Bir salgın geldi, tüm algılarımız değişti, ezberler bozuldu. Yeni yaşam döngüleri tanımlar, farklı iş rutinleri düzenler olmuştuk. Tam bunlara alışıyoruz derken petrol çıkıp geldi ve “ben de varım bu ezber bozma oyununda” deyiverdi.
Gerçi korona sürecinde küresel piyasaların üzerine varil bombası düşmüştü ama negatif faizin ne olduğu kavranamamışken bu defa negatif petrol çıkıverdi karşımıza. Sahi, petrolün negatifi olur mu?
Oluyormuş; satın aldığı petrolü depolayacak imkânı olmayanların, “ey üretici petrol sende kalsın, ben üstüne para dahi veririm” önerileriyle varil başına -15 $ (eksi onbeş dolar) ödemeleri… Peki, bu durum bizi neden ilgilendirsin?
Her ne kadar negatif fiyat, Amerikan petrolü için (şimdilik) geçerli olsa da petrolün 10-20 dolar aralığında seyredebileceği görülüyor. Burada küresel boyutta talebin gerilemesinin (korona etkisi) yanı sıra petro-dolar denkleminin bozulmasının da etkisi büyük.
Milli gelirinin %5’ini enerji ithalatına ödeyen Türkiye, düşük petrol avantajından yararlanacak.
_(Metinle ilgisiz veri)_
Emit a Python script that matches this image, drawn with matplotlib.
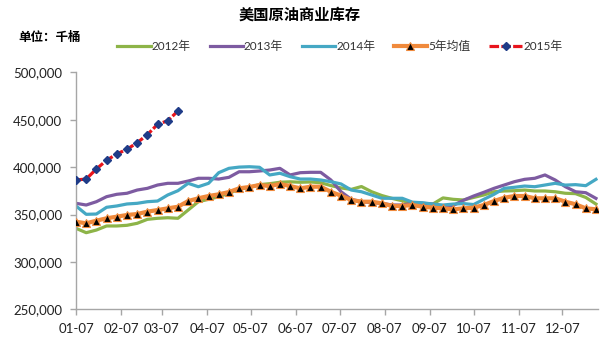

Cari açık düşecek, enflasyon gerileyecek. Gıdayı da kontrol altına alabilirse bu avantajlar, ekonomi üzerinde kalıcı olacak.
Ancak bunun da bir limiti olduğunu akıldan çıkarmayalım. Zira düşük petrolün abat ettiği kadar berbat ettiği ülkeler ile ticari ilişkilerimiz, negatif yazacak. Misal Rusya, İran, Körfez ülkeleri ve diğerleri… Ürün ülkelerine ihracatımızı da ucuz petrol denklemine katmamız gerekiyor.
PETROL BAHTI VE BAHTSIZ BEDEVİ
Eski Dubai emiri Şeyh Raşid (1958-1990); “Dedem ve babam deveye binerdi, ben Mercedes’e biniyorum. Oğlum Land Rover’e biniyor, oğlu da öyle ama torunum deveye binecek” diyordu. Sahi; tarih başa mı dönüyor.
Bundan 150 yıl önce tarlasından petrol çıkan dünyanın en bahtsız insanıydı zira bu sıvı, ürünü mahvediyordu. Sonra içten yanmalı motor bulundu, bedevinin bahtı döndü. Şimdi bu baht, bahtsız bedeviye dönüşüyor gibi.